In my previous post I ended it by asking; Having replaced the Tableau Data Extract with a live connection to Apache Spark, how does it perform? we now proceed with the verdict: – Tableau Data Extract vs Apache Spark
The verdict: Tableau Data Extract vs Apache Spark
…and here is the answer…
Not that well.
One of the great things about Spark is its user interface. Travelling to localhost:4040 as we make selections around the dashboard will allow us to get an in-depth view of what’s going on. Let’s look at 3 stages of a job which were run as a view was being rendered in Tableau.
Spark split up the work of the job into three stages.
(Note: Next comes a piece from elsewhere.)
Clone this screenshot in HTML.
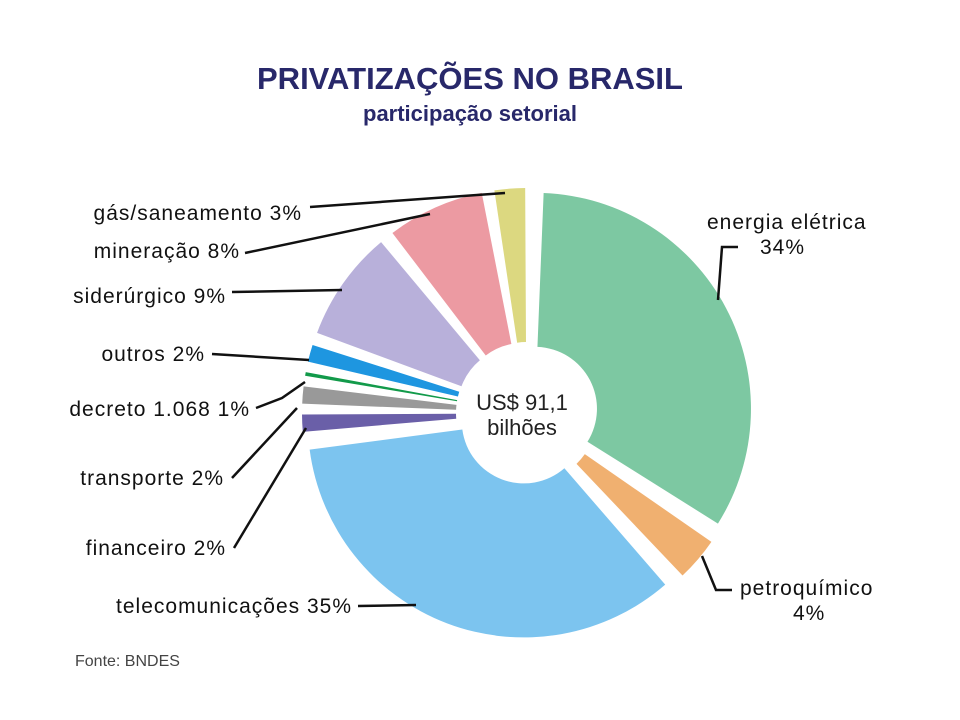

Because of the way that Spark needed to process the data, these stages could not have been merged into any smaller number of stages. Spark finds what work can be done at the same time and what work needs to be done sequentially, and makes stages around that schedule.
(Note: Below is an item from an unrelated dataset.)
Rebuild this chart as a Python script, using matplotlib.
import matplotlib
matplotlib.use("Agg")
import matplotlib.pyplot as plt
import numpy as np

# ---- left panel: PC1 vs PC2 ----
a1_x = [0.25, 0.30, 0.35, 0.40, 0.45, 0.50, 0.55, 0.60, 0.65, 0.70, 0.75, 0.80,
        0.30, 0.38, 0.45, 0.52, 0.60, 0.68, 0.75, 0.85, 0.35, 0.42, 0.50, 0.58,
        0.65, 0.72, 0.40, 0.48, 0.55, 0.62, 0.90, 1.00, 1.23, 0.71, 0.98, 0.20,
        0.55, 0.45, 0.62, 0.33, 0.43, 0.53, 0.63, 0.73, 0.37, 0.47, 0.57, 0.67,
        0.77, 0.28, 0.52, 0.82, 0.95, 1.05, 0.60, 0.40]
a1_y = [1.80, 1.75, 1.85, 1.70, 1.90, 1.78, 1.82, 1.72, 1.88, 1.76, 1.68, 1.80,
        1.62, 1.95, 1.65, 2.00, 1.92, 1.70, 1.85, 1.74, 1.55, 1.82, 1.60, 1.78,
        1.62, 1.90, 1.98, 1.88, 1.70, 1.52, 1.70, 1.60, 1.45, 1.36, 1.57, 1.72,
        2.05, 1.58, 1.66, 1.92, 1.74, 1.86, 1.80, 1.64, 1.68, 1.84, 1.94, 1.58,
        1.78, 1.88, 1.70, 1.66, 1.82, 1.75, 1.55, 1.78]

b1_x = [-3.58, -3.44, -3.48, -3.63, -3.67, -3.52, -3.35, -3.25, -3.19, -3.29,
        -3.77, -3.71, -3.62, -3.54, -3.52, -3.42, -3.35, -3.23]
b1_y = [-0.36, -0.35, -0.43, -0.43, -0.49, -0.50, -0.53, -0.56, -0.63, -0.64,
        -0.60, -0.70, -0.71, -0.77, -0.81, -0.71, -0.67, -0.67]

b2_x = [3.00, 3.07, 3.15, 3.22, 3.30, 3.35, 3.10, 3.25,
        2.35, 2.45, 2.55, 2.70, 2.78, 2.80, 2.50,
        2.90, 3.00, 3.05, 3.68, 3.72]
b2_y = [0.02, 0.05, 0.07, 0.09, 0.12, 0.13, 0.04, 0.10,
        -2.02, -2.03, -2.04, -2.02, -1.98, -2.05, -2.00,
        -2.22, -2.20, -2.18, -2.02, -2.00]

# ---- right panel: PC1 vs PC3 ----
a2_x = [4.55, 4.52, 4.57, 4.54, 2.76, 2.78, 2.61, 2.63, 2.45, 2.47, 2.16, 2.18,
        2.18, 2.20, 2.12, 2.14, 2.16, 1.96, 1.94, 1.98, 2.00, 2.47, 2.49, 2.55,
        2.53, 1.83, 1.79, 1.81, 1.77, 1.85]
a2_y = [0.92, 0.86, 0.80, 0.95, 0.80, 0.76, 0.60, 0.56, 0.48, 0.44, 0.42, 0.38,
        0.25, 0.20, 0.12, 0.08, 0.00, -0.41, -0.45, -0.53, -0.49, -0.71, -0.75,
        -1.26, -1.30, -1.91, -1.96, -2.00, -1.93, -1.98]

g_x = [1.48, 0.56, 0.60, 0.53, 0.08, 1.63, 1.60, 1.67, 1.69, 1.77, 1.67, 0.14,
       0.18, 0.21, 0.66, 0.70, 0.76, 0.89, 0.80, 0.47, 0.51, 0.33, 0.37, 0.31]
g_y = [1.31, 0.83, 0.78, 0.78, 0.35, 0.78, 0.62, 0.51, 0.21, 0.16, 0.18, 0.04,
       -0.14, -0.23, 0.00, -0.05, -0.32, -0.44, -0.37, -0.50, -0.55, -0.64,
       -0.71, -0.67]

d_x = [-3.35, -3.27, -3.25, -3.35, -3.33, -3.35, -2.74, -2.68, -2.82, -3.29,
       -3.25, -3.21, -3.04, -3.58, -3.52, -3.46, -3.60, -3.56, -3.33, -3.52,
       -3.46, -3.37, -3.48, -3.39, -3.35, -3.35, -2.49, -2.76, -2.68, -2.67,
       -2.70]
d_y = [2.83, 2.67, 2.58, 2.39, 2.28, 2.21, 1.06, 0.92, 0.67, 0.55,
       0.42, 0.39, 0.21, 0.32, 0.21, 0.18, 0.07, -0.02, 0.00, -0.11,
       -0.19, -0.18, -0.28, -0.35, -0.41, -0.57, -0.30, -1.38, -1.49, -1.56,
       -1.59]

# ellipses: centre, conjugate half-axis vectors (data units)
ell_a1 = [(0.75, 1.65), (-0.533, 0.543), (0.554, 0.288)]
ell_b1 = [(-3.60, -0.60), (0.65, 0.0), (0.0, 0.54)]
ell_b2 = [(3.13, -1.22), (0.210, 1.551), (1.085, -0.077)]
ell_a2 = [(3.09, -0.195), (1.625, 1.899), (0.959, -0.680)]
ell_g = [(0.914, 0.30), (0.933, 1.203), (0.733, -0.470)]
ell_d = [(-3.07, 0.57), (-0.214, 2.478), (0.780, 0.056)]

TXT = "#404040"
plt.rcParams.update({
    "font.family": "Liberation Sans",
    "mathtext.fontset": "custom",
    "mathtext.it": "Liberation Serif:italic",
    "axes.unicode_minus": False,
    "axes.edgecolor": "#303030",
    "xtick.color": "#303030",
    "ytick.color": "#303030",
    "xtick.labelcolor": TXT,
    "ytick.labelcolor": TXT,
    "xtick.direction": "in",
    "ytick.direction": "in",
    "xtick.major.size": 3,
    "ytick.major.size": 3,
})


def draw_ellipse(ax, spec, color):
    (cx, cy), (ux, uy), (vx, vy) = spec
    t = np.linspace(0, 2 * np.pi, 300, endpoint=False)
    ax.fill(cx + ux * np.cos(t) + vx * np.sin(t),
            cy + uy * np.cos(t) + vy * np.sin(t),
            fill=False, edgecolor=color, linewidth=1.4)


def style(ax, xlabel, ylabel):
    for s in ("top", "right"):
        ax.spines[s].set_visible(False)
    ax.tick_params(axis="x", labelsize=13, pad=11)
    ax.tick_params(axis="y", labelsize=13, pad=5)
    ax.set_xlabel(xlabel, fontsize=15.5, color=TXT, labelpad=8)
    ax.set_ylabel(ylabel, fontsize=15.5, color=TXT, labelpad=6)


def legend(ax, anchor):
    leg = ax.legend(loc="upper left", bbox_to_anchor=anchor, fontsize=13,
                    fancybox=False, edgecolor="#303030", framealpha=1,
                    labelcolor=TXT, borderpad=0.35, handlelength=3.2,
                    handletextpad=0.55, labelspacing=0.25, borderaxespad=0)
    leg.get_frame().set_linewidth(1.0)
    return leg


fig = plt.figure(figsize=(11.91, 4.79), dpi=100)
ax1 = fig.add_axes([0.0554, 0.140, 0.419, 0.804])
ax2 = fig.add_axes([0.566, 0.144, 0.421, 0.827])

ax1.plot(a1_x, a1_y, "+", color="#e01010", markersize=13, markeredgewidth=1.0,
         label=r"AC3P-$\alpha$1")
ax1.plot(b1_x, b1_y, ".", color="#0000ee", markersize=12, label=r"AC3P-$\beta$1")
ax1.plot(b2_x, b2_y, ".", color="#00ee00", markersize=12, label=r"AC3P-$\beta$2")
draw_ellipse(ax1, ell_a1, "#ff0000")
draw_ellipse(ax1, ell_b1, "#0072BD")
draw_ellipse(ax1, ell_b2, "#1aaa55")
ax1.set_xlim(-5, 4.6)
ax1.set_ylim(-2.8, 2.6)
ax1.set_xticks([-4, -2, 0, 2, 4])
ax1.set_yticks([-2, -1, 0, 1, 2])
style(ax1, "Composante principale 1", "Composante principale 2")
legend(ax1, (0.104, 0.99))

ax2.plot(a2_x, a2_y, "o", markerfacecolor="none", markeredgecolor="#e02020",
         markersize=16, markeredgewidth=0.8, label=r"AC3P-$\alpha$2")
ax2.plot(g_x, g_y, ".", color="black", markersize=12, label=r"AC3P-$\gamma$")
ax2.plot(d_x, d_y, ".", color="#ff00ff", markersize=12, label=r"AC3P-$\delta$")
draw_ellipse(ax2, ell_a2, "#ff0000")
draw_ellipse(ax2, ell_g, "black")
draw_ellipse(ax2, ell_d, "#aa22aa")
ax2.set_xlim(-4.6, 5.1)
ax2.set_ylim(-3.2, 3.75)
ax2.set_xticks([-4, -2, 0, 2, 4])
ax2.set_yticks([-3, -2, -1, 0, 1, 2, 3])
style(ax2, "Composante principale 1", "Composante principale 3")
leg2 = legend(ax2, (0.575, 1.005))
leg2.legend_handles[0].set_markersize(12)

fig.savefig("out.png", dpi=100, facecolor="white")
We can see the four cores in each of the executors completing individual tasks as part of each stage. You can see that in all the stages, apart from the first stage, each of the 8 cores is constantly working. When one core has finished the task that it has been processing, it takes the next task and starts working again. Only in the first stage, can we see that one core is taken up by an unusually large amount of work. This core keeps working well after the others have finished. We can also see that this core is spending all its time in ‘Executor Computing’, via the colour legend. This might lead us to believe that there is something about the count distinct operation from Tableau which we are trying to do, that cannot be done across multiple cores.
In the second stage, there are many smaller tasks to be completed. The first and most obvious thing about the tasks being completed here is that computing the results which we are looking for is not what is taking the most amount of time. Most of the time is taken up by ‘Shuffle Write Time’. If we look at the third stage, a similar pattern. There are many smaller tasks but most of the time is taken up by ‘Shuffle Read Time’. It’s important to note that the number one recommendation for improving the performance of Spark jobs is to reduce shuffle time. So, what is shuffle read / write time?
Shuffle happens within Spark after certain operations which require data to be moved from one executor or node to another, or from operations such as ReducebyKey and GroupbyKey which require the redistribution of data. There is no doubt that the Tableau view which we are looking to render is doing this as we are looking to count the distinct number of one group by another group. So, it’s perhaps unavoidable.
The Conclusion of Tableau Data Extract vs Apache Spark
In total, to render one view in Tableau using Count Distinct across millions of rows took over 2 minutes on my laptop. This is much worse performance than a normal Tableau extract.
Spark is considered a high-latency piece of software. This means that it has a high overhead regardless of the operation which you are trying to perform. Spark is not built to be used as an interactive query engine. Spark is made for large scale batch processing where it performs very well in distributed environments. The fact that you will not get Spark to respond in milliseconds does not matter for those jobs.